--- BEGIN Working data ---
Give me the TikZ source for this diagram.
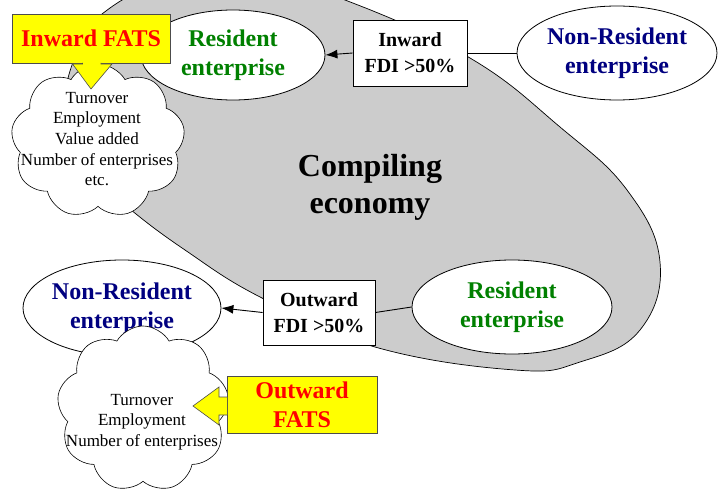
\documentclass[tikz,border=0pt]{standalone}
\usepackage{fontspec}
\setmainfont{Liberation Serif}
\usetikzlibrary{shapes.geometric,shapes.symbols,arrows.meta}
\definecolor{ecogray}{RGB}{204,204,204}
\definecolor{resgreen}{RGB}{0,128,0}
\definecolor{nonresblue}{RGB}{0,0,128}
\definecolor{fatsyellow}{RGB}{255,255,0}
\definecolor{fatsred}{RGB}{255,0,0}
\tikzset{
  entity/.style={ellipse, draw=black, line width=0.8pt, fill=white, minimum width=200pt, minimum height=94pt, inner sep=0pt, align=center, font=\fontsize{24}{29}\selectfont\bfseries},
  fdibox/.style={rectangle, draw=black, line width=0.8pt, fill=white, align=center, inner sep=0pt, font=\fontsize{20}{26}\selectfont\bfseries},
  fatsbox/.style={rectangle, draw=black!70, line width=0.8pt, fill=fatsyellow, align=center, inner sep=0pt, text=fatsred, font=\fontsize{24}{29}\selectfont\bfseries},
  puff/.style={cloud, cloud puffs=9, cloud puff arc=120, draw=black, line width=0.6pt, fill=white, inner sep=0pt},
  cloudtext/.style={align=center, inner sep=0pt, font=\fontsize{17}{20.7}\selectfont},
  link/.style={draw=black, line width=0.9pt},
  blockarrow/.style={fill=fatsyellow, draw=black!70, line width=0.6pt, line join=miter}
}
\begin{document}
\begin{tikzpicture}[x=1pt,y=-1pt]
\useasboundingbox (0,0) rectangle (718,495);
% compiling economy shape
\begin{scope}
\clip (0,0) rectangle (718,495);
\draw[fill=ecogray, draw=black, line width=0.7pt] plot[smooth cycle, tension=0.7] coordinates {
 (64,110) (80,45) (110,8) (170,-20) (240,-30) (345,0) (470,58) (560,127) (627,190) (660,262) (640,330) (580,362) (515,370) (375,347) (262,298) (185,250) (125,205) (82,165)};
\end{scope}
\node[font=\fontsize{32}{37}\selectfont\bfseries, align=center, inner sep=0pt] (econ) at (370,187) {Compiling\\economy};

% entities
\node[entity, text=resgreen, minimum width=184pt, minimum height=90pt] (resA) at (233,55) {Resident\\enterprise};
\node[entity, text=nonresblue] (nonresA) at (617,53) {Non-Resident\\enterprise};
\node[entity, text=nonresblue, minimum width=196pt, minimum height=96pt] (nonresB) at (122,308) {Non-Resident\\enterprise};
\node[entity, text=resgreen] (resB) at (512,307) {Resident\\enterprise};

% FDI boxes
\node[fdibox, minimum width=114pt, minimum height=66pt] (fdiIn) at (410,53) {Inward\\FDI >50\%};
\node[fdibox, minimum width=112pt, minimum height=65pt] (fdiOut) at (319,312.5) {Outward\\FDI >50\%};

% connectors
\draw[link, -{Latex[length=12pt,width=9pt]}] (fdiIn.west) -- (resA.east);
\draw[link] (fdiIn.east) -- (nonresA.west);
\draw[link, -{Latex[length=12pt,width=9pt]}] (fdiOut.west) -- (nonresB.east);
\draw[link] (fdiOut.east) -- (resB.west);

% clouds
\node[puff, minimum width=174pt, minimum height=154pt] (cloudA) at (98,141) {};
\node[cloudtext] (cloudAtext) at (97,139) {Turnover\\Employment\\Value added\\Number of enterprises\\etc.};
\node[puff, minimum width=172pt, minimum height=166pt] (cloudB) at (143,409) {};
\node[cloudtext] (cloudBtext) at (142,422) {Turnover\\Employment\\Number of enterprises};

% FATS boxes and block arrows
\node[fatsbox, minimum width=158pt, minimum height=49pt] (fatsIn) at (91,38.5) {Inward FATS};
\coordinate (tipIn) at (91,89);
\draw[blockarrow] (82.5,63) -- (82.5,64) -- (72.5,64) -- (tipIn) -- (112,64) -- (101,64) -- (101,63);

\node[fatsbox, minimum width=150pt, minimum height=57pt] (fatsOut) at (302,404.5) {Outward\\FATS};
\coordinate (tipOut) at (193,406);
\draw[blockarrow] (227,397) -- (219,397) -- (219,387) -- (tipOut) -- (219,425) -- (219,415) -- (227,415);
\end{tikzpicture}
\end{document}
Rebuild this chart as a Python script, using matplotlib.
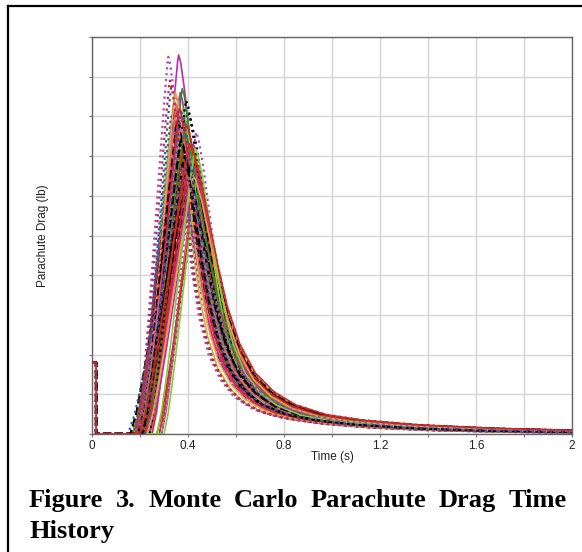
--- END Working data ---
**Given instruction:**
Reproduce the entries above exactly. Do not include the images.

**Complete response:**
Give me the TikZ source for this diagram.
\documentclass[tikz,border=0pt]{standalone}
\usepackage{fontspec}
\setmainfont{Liberation Serif}
\usetikzlibrary{shapes.geometric,shapes.symbols,arrows.meta}
\definecolor{ecogray}{RGB}{204,204,204}
\definecolor{resgreen}{RGB}{0,128,0}
\definecolor{nonresblue}{RGB}{0,0,128}
\definecolor{fatsyellow}{RGB}{255,255,0}
\definecolor{fatsred}{RGB}{255,0,0}
\tikzset{
  entity/.style={ellipse, draw=black, line width=0.8pt, fill=white, minimum width=200pt, minimum height=94pt, inner sep=0pt, align=center, font=\fontsize{24}{29}\selectfont\bfseries},
  fdibox/.style={rectangle, draw=black, line width=0.8pt, fill=white, align=center, inner sep=0pt, font=\fontsize{20}{26}\selectfont\bfseries},
  fatsbox/.style={rectangle, draw=black!70, line width=0.8pt, fill=fatsyellow, align=center, inner sep=0pt, text=fatsred, font=\fontsize{24}{29}\selectfont\bfseries},
  puff/.style={cloud, cloud puffs=9, cloud puff arc=120, draw=black, line width=0.6pt, fill=white, inner sep=0pt},
  cloudtext/.style={align=center, inner sep=0pt, font=\fontsize{17}{20.7}\selectfont},
  link/.style={draw=black, line width=0.9pt},
  blockarrow/.style={fill=fatsyellow, draw=black!70, line width=0.6pt, line join=miter}
}
\begin{document}
\begin{tikzpicture}[x=1pt,y=-1pt]
\useasboundingbox (0,0) rectangle (718,495);
% compiling economy shape
\begin{scope}
\clip (0,0) rectangle (718,495);
\draw[fill=ecogray, draw=black, line width=0.7pt] plot[smooth cycle, tension=0.7] coordinates {
 (64,110) (80,45) (110,8) (170,-20) (240,-30) (345,0) (470,58) (560,127) (627,190) (660,262) (640,330) (580,362) (515,370) (375,347) (262,298) (185,250) (125,205) (82,165)};
\end{scope}
\node[font=\fontsize{32}{37}\selectfont\bfseries, align=center, inner sep=0pt] (econ) at (370,187) {Compiling\\economy};

% entities
\node[entity, text=resgreen, minimum width=184pt, minimum height=90pt] (resA) at (233,55) {Resident\\enterprise};
\node[entity, text=nonresblue] (nonresA) at (617,53) {Non-Resident\\enterprise};
\node[entity, text=nonresblue, minimum width=196pt, minimum height=96pt] (nonresB) at (122,308) {Non-Resident\\enterprise};
\node[entity, text=resgreen] (resB) at (512,307) {Resident\\enterprise};

% FDI boxes
\node[fdibox, minimum width=114pt, minimum height=66pt] (fdiIn) at (410,53) {Inward\\FDI >50\%};
\node[fdibox, minimum width=112pt, minimum height=65pt] (fdiOut) at (319,312.5) {Outward\\FDI >50\%};

% connectors
\draw[link, -{Latex[length=12pt,width=9pt]}] (fdiIn.west) -- (resA.east);
\draw[link] (fdiIn.east) -- (nonresA.west);
\draw[link, -{Latex[length=12pt,width=9pt]}] (fdiOut.west) -- (nonresB.east);
\draw[link] (fdiOut.east) -- (resB.west);

% clouds
\node[puff, minimum width=174pt, minimum height=154pt] (cloudA) at (98,141) {};
\node[cloudtext] (cloudAtext) at (97,139) {Turnover\\Employment\\Value added\\Number of enterprises\\etc.};
\node[puff, minimum width=172pt, minimum height=166pt] (cloudB) at (143,409) {};
\node[cloudtext] (cloudBtext) at (142,422) {Turnover\\Employment\\Number of enterprises};

% FATS boxes and block arrows
\node[fatsbox, minimum width=158pt, minimum height=49pt] (fatsIn) at (91,38.5) {Inward FATS};
\coordinate (tipIn) at (91,89);
\draw[blockarrow] (82.5,63) -- (82.5,64) -- (72.5,64) -- (tipIn) -- (112,64) -- (101,64) -- (101,63);

\node[fatsbox, minimum width=150pt, minimum height=57pt] (fatsOut) at (302,404.5) {Outward\\FATS};
\coordinate (tipOut) at (193,406);
\draw[blockarrow] (227,397) -- (219,397) -- (219,387) -- (tipOut) -- (219,425) -- (219,415) -- (227,415);
\end{tikzpicture}
\end{document}
Rebuild this chart as a Python script, using matplotlib.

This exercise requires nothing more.